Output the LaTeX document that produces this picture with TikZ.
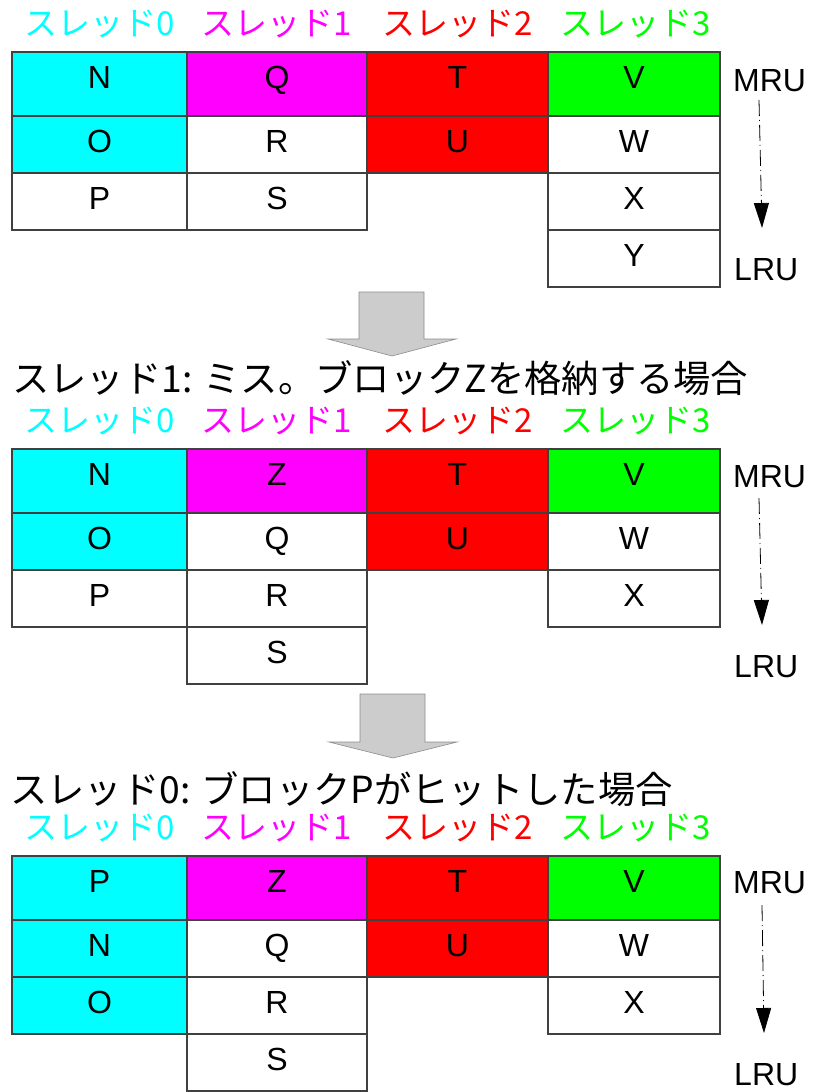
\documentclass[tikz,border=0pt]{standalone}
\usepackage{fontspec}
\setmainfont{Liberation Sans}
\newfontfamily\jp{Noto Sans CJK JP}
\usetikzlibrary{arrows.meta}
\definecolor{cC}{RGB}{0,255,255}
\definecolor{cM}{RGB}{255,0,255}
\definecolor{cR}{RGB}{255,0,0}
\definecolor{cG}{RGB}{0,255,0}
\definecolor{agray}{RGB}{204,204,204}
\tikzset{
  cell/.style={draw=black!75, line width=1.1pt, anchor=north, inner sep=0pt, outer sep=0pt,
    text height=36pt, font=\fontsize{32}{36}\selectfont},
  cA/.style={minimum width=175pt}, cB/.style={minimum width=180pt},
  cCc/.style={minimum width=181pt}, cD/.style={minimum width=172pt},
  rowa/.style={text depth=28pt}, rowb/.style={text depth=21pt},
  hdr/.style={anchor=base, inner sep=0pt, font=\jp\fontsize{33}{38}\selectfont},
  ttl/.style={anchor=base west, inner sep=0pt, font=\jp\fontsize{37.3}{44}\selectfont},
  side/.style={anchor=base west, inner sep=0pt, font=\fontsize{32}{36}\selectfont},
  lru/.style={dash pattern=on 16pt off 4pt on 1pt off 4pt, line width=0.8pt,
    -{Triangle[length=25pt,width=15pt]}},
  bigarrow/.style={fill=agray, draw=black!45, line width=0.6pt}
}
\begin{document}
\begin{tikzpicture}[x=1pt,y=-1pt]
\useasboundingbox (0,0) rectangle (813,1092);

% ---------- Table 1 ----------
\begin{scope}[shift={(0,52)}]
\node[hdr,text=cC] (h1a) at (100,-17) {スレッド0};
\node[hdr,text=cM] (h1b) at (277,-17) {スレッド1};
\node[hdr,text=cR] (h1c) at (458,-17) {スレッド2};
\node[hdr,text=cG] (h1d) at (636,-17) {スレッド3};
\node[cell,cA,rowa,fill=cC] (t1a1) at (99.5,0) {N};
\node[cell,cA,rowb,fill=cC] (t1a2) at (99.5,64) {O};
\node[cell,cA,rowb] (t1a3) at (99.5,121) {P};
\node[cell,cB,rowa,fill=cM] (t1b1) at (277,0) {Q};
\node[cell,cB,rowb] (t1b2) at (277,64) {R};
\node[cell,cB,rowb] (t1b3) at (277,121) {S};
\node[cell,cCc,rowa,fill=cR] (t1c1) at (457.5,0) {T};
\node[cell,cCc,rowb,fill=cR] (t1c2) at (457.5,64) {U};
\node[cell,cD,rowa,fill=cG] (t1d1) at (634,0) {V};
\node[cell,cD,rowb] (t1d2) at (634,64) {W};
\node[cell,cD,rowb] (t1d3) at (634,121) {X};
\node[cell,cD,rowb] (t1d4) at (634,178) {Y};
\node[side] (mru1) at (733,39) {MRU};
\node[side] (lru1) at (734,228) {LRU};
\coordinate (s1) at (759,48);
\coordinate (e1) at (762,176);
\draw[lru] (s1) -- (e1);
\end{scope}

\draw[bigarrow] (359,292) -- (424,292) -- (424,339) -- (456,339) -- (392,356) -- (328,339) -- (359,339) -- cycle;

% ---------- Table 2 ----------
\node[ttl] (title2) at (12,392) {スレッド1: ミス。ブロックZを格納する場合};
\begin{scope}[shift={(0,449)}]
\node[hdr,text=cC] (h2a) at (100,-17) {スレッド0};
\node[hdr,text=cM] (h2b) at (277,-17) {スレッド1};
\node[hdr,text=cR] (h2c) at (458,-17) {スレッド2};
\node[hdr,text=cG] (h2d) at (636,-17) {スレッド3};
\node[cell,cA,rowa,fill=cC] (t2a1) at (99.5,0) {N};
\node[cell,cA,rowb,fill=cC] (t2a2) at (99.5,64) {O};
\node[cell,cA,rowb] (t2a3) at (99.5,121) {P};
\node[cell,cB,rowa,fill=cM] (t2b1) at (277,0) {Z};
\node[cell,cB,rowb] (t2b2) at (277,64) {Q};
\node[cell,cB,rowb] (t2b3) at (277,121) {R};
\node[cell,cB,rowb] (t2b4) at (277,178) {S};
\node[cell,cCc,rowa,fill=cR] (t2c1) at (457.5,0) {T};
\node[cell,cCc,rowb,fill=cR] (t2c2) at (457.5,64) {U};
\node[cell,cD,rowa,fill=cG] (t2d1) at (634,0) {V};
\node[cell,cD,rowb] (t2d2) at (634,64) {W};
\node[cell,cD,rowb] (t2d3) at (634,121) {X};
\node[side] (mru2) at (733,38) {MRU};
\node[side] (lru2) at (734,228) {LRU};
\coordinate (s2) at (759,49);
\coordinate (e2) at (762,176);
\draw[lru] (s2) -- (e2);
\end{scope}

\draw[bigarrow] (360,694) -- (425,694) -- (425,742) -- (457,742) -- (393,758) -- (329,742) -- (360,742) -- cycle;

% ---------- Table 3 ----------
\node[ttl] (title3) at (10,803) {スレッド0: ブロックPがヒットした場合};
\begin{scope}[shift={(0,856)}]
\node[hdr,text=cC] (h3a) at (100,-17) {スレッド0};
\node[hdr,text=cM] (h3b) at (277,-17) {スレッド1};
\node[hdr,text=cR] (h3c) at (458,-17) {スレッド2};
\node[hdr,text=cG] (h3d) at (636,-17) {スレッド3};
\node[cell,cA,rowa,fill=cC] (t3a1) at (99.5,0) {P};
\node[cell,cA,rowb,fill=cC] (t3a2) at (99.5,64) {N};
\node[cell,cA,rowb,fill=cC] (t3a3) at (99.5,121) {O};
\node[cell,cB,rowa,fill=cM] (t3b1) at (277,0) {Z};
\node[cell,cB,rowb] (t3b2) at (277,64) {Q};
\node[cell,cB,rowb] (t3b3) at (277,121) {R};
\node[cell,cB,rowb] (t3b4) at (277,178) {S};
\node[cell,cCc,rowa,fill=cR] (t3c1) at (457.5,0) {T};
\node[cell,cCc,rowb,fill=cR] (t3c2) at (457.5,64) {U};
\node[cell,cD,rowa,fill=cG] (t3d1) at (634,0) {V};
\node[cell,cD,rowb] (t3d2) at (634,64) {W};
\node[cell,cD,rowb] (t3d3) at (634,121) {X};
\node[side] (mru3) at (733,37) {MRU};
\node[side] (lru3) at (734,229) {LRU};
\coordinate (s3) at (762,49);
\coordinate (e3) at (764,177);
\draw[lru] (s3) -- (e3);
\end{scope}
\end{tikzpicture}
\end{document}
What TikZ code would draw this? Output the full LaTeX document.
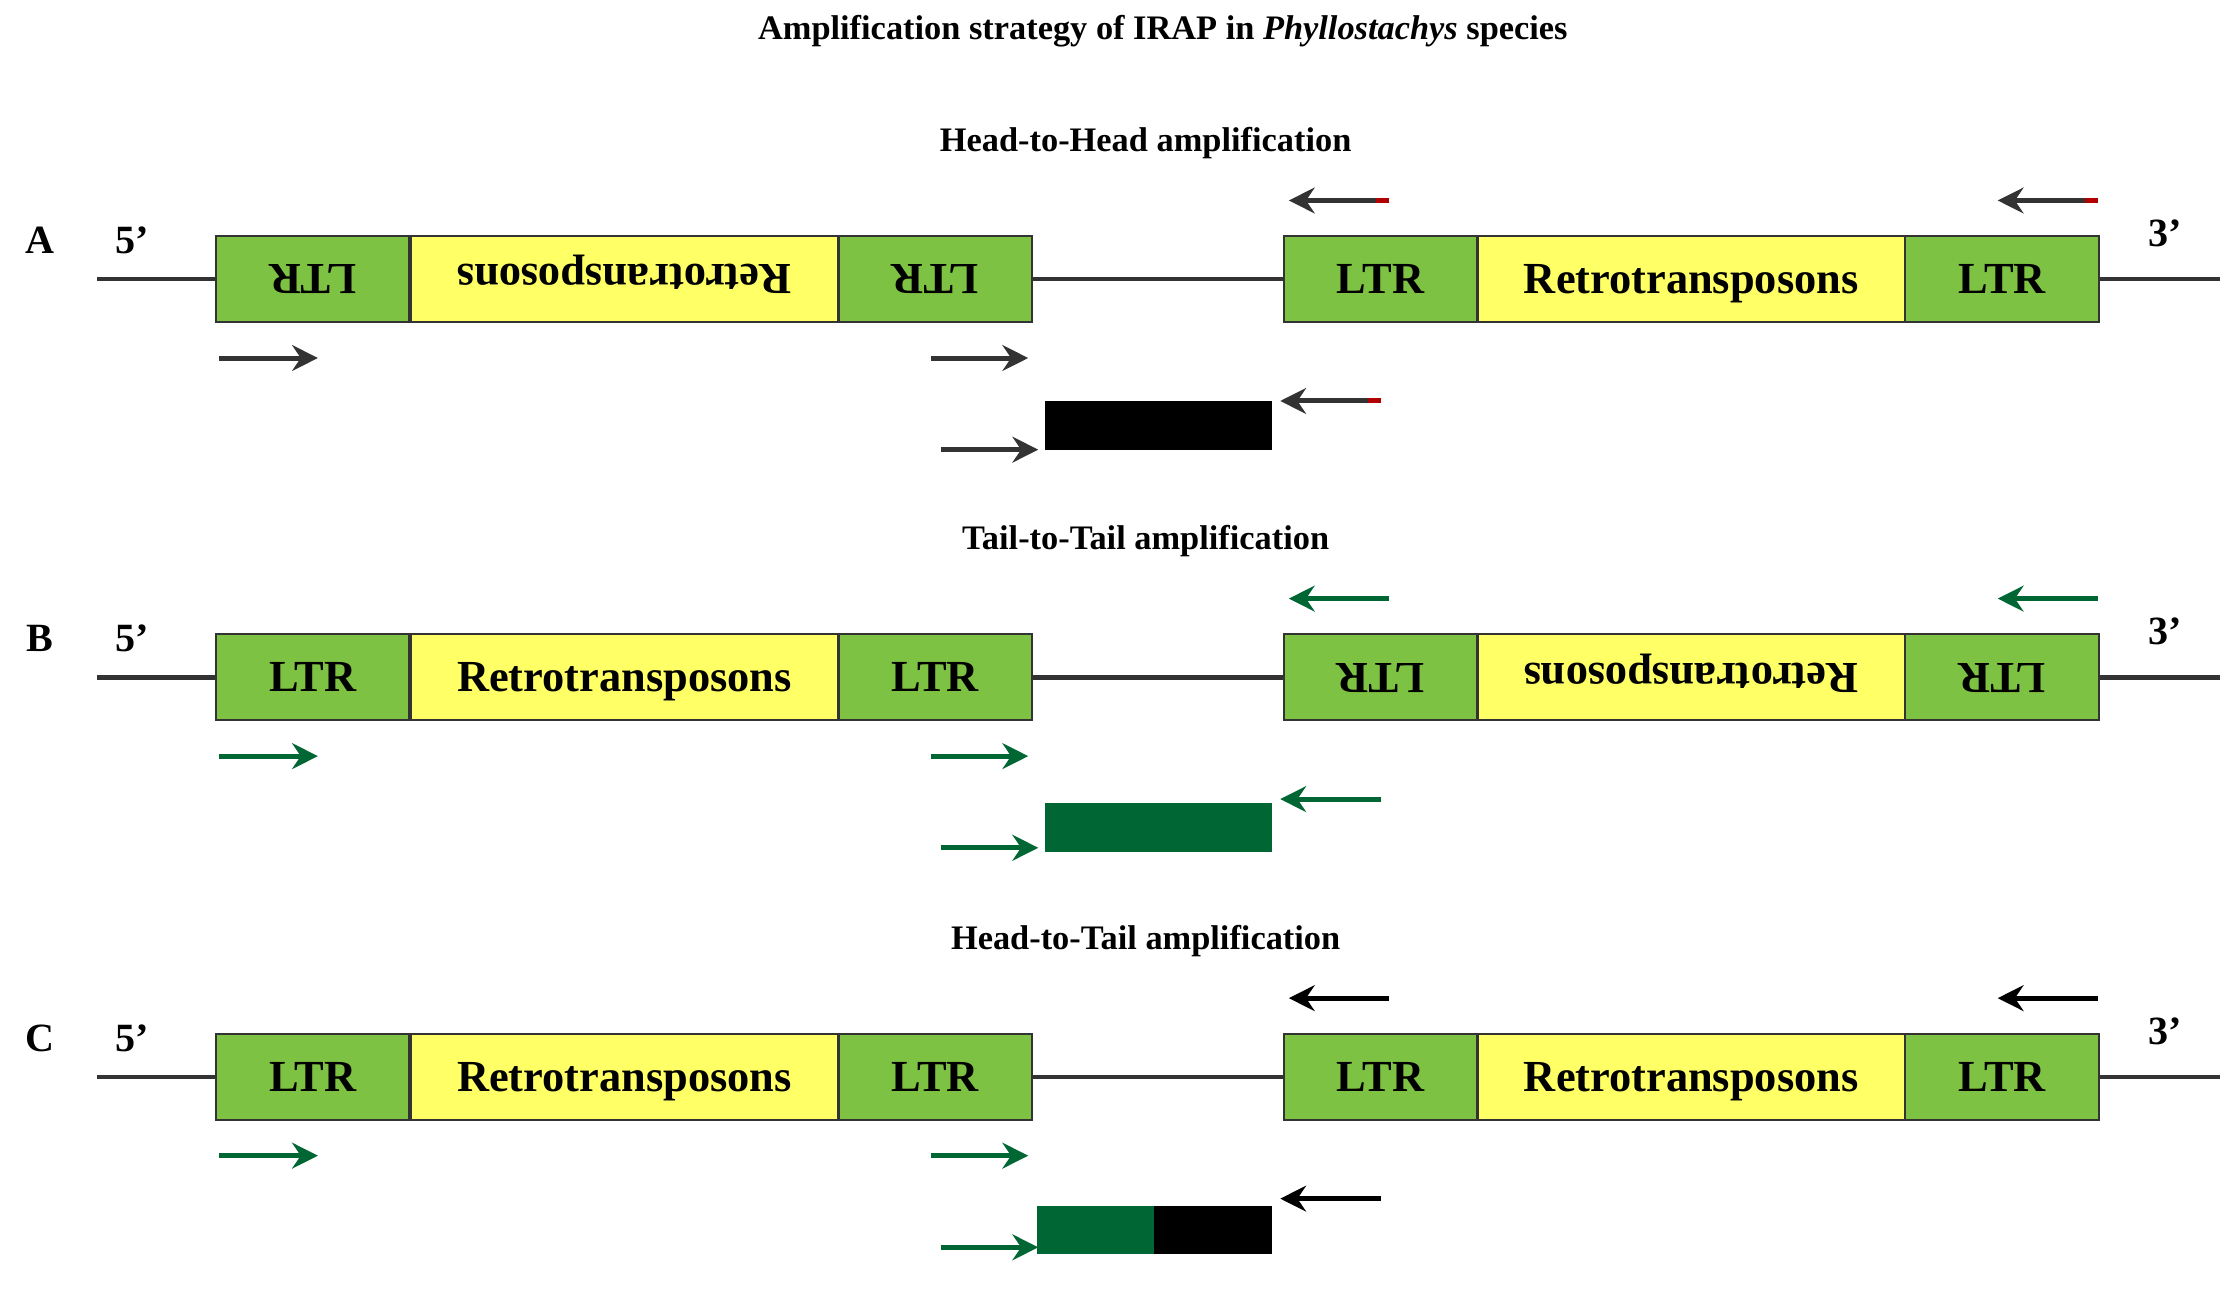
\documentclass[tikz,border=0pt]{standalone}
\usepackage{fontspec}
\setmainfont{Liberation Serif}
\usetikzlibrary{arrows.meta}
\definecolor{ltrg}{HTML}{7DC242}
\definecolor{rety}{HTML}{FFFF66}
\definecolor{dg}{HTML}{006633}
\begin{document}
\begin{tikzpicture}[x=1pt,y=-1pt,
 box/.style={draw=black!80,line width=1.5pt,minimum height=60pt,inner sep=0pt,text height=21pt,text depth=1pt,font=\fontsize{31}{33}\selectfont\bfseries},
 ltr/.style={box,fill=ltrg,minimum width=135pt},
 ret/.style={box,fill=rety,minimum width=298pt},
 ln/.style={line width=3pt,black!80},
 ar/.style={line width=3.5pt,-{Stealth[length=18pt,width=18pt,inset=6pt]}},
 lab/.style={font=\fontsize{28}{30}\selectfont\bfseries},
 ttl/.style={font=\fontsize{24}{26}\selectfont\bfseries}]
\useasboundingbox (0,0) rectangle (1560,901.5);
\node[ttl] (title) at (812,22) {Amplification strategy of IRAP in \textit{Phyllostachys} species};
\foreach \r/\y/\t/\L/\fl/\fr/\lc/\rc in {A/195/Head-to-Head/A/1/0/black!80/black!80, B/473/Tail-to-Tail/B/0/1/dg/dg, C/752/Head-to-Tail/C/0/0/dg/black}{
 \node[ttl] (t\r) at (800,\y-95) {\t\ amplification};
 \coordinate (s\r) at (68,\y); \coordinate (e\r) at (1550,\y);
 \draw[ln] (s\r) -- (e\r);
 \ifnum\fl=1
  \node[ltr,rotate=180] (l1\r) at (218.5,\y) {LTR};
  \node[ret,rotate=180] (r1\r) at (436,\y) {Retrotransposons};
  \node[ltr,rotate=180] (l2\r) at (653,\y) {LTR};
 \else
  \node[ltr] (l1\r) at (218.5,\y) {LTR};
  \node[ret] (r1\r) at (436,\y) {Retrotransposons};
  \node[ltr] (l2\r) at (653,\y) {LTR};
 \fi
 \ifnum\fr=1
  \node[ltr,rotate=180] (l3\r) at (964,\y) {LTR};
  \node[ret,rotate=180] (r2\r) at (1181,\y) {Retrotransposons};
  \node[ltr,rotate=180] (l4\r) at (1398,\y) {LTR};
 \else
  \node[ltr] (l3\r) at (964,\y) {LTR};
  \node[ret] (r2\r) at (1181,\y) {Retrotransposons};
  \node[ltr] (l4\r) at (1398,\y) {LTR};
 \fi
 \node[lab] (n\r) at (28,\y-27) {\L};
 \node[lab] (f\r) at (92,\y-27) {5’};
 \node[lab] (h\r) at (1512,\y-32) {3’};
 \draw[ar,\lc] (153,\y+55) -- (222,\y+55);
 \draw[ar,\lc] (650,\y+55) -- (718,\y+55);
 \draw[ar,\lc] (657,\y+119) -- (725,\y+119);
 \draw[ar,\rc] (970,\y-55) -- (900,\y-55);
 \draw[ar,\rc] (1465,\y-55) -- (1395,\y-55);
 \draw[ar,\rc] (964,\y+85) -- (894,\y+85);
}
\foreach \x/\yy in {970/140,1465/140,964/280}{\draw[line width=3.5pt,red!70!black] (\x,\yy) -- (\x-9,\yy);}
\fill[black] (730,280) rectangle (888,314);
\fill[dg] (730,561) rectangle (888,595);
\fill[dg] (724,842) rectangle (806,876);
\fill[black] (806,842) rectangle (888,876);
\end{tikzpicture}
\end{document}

★ ★ ★ ★

**Given request**
Find every line that holds "LaTeX" and copy it.

**Right answer**
Output the LaTeX document that produces this picture with TikZ.
What TikZ code would draw this? Output the full LaTeX document.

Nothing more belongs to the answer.